-- To be done --
Scan the lines below; pull out those with "size".

#####

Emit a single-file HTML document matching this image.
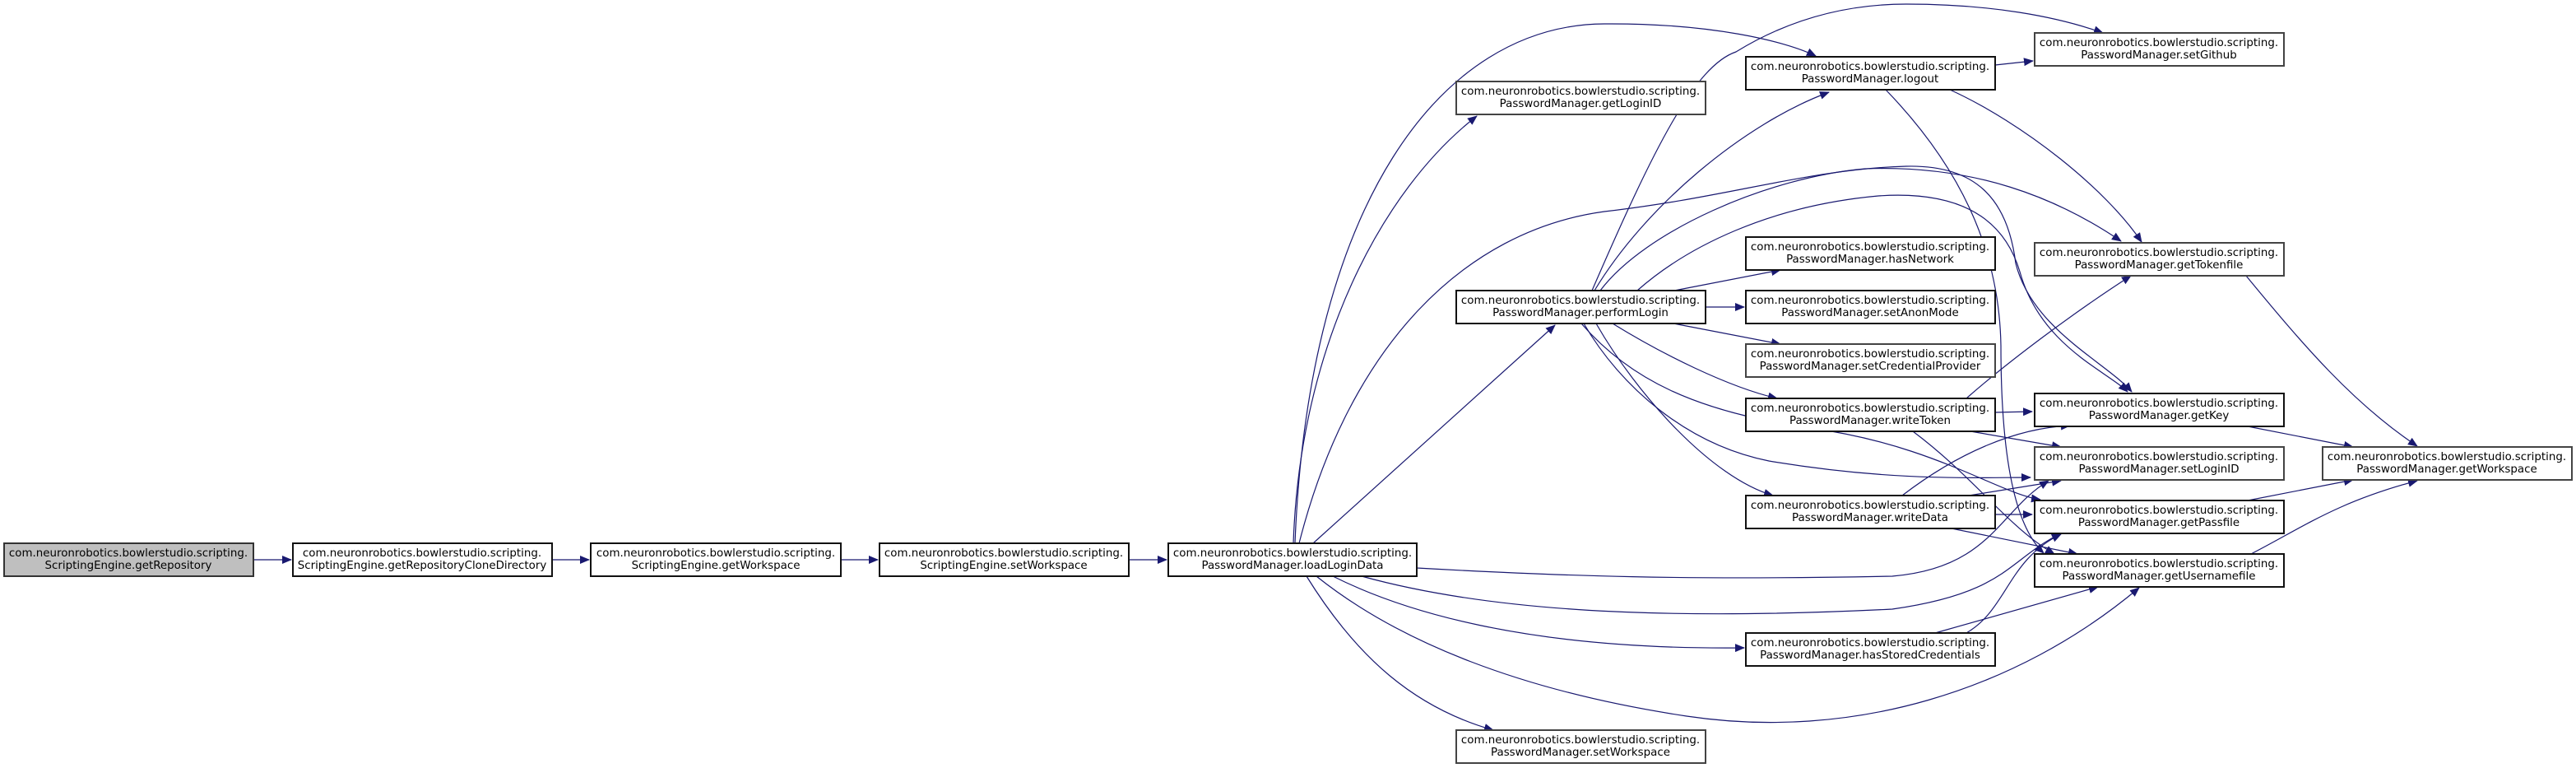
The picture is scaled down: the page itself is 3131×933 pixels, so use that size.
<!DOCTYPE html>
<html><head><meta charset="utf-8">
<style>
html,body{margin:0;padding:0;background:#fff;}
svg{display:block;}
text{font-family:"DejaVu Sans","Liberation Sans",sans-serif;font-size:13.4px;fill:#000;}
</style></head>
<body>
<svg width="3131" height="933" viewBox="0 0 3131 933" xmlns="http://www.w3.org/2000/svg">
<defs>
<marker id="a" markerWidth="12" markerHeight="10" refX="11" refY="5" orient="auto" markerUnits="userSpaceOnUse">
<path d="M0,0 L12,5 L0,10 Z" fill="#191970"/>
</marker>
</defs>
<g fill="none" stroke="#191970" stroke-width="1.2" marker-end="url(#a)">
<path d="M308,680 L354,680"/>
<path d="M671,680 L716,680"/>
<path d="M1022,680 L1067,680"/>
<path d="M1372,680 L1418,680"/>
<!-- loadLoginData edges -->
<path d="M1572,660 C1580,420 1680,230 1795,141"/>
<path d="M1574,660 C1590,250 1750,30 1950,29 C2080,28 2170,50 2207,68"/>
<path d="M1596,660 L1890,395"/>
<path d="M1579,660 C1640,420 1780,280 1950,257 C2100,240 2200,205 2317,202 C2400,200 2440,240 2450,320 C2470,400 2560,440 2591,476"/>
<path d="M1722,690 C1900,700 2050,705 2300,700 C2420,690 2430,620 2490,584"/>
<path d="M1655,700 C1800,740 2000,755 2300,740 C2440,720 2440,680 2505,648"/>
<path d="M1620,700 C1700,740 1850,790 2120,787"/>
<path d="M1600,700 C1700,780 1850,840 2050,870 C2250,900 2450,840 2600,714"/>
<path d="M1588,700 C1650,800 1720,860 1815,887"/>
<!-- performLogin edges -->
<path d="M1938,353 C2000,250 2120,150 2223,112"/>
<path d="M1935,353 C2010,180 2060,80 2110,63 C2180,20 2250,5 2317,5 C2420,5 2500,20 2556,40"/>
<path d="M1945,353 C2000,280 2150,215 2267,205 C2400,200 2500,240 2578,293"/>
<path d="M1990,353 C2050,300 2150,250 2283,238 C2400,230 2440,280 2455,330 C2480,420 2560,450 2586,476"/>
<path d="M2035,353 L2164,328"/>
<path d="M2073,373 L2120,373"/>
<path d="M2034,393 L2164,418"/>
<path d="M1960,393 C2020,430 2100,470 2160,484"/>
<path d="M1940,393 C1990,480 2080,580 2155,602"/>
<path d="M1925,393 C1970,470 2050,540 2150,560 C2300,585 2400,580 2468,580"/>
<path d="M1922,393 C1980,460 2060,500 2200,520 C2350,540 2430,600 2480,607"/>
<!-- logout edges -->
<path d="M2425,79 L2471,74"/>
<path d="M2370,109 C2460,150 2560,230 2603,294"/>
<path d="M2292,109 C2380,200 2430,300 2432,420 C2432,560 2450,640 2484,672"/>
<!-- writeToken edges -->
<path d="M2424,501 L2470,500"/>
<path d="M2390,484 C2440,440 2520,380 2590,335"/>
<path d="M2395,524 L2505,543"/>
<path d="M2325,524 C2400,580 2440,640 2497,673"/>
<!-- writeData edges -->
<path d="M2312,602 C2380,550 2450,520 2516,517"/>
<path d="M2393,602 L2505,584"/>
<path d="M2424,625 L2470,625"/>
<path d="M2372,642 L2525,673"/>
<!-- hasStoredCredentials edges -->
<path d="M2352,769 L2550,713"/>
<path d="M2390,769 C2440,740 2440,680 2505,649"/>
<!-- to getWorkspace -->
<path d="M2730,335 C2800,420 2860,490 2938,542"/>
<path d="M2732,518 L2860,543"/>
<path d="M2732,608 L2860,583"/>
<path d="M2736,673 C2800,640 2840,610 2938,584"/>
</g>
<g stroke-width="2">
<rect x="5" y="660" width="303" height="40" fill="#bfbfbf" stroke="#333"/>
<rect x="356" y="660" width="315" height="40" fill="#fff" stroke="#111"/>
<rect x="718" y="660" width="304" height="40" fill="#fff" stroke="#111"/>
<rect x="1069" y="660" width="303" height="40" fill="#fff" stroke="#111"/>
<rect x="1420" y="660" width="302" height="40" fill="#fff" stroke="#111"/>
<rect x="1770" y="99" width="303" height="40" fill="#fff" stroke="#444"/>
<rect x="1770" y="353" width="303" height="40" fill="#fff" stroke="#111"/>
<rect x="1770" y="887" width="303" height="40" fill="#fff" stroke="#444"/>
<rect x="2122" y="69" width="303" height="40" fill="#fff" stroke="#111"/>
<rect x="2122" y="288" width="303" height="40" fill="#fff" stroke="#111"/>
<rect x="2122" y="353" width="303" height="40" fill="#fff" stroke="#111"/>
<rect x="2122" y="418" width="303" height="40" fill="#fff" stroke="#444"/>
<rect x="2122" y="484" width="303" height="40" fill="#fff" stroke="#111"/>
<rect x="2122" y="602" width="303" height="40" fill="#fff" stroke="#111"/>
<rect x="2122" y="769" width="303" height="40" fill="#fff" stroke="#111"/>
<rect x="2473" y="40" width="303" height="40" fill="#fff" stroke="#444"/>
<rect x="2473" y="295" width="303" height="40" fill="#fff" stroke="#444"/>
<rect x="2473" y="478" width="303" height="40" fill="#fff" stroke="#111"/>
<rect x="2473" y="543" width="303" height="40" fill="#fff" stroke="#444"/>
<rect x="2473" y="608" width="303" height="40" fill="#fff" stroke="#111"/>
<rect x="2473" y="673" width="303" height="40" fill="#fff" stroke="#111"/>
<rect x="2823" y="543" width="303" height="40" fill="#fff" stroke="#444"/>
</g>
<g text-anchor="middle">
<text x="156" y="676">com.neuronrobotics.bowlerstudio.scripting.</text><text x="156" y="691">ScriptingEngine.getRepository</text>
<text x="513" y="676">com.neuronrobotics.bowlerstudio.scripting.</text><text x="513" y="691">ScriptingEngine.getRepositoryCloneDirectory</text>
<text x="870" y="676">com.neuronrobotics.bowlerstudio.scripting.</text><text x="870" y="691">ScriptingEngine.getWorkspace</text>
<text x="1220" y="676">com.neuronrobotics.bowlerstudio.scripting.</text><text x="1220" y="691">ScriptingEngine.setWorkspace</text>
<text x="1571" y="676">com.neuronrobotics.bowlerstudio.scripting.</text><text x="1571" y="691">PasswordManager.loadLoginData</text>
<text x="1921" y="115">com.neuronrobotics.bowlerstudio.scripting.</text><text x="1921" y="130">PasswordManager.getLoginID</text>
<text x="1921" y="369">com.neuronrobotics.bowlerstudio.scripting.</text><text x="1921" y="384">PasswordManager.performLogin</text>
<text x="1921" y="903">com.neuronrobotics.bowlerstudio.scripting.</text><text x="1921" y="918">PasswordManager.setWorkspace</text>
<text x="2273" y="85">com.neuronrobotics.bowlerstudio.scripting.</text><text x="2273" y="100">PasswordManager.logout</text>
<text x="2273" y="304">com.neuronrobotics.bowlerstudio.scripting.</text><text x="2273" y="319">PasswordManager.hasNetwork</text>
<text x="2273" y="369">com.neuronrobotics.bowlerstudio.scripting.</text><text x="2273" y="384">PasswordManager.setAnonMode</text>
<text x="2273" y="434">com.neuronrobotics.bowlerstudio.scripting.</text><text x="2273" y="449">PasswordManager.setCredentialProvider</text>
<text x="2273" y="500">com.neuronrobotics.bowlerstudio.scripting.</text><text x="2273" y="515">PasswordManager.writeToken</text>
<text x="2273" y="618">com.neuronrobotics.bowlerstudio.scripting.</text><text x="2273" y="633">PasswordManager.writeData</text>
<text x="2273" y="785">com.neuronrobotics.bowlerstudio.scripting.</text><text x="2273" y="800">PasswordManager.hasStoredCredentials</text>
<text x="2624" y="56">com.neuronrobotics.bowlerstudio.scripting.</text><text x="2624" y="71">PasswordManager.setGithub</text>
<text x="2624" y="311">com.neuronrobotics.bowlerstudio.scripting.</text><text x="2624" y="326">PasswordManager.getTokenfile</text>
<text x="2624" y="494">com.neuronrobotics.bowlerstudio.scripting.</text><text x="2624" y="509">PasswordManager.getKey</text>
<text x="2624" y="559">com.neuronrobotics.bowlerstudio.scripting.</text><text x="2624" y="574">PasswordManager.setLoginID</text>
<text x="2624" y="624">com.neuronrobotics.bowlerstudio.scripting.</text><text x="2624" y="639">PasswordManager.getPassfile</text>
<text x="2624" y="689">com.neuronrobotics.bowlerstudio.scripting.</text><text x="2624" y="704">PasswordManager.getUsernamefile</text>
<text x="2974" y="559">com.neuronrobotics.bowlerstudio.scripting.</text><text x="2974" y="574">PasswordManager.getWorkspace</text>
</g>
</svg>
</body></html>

#####

-- Task response --
The picture is scaled down: the page itself is 3131×933 pixels, so use that size.
text{font-family:"DejaVu Sans","Liberation Sans",sans-serif;font-size:13.4px;fill:#000;}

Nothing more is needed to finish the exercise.